Your objective
Find each line holding "this" and copy it out.

Record list
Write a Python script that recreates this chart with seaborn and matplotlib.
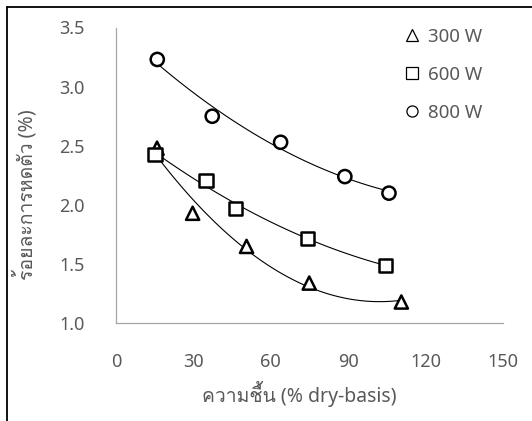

...

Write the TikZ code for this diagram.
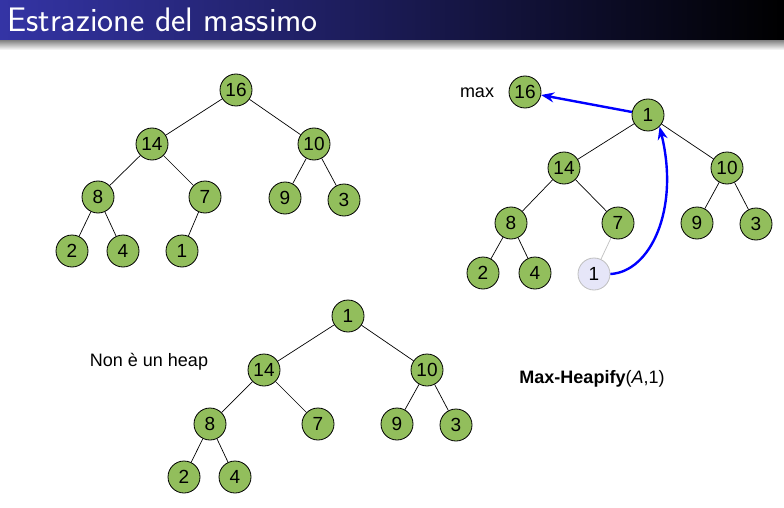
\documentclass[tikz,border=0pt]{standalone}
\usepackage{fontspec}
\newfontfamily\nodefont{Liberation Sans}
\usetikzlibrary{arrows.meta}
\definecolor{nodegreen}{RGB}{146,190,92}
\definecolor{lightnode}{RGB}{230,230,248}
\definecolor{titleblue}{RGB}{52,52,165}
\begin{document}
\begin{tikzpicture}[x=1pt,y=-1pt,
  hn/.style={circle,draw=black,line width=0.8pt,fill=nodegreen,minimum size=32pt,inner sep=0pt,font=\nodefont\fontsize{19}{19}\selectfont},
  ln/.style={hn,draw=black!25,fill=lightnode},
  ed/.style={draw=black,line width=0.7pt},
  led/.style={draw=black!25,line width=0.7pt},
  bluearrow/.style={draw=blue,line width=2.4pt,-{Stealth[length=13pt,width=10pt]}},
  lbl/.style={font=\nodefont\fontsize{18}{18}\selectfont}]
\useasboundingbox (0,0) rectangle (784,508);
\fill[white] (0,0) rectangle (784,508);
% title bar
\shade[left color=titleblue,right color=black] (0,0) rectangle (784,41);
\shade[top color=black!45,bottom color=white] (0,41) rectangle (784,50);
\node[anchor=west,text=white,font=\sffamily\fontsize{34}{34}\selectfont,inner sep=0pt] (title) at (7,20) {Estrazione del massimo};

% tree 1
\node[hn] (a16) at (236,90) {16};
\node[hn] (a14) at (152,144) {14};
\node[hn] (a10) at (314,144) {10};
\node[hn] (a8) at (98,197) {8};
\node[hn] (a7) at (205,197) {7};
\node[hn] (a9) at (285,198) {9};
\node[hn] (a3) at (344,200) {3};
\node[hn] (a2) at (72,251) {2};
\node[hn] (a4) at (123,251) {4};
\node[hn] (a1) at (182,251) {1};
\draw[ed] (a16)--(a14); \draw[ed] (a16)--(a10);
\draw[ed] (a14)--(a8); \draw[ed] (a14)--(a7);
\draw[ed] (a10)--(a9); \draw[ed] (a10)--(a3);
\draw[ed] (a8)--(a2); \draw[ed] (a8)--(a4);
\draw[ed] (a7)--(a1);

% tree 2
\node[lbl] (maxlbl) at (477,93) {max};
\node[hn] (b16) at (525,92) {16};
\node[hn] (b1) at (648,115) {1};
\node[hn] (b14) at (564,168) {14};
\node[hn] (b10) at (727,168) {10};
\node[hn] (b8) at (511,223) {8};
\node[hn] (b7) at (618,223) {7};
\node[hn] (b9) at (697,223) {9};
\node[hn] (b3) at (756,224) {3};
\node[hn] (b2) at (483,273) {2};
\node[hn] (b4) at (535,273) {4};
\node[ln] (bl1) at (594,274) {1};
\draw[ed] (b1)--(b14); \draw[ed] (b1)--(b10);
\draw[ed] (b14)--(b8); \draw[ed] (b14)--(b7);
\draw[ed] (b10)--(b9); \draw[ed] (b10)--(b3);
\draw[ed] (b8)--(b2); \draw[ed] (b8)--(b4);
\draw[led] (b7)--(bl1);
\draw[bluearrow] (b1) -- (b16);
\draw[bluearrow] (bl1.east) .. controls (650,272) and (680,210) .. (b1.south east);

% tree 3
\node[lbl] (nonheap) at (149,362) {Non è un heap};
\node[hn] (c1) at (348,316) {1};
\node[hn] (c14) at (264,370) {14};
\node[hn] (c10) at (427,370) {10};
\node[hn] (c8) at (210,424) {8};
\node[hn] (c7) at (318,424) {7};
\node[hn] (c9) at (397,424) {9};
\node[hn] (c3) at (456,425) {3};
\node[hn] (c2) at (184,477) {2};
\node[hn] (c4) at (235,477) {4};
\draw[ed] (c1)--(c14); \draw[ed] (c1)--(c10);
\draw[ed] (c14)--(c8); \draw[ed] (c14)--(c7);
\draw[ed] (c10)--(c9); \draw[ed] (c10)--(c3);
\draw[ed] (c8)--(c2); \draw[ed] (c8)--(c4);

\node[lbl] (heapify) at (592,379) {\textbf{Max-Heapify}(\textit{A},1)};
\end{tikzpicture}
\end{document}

Correct answer
Write a Python script that recreates this chart with seaborn and matplotlib.
Write the TikZ code for this diagram.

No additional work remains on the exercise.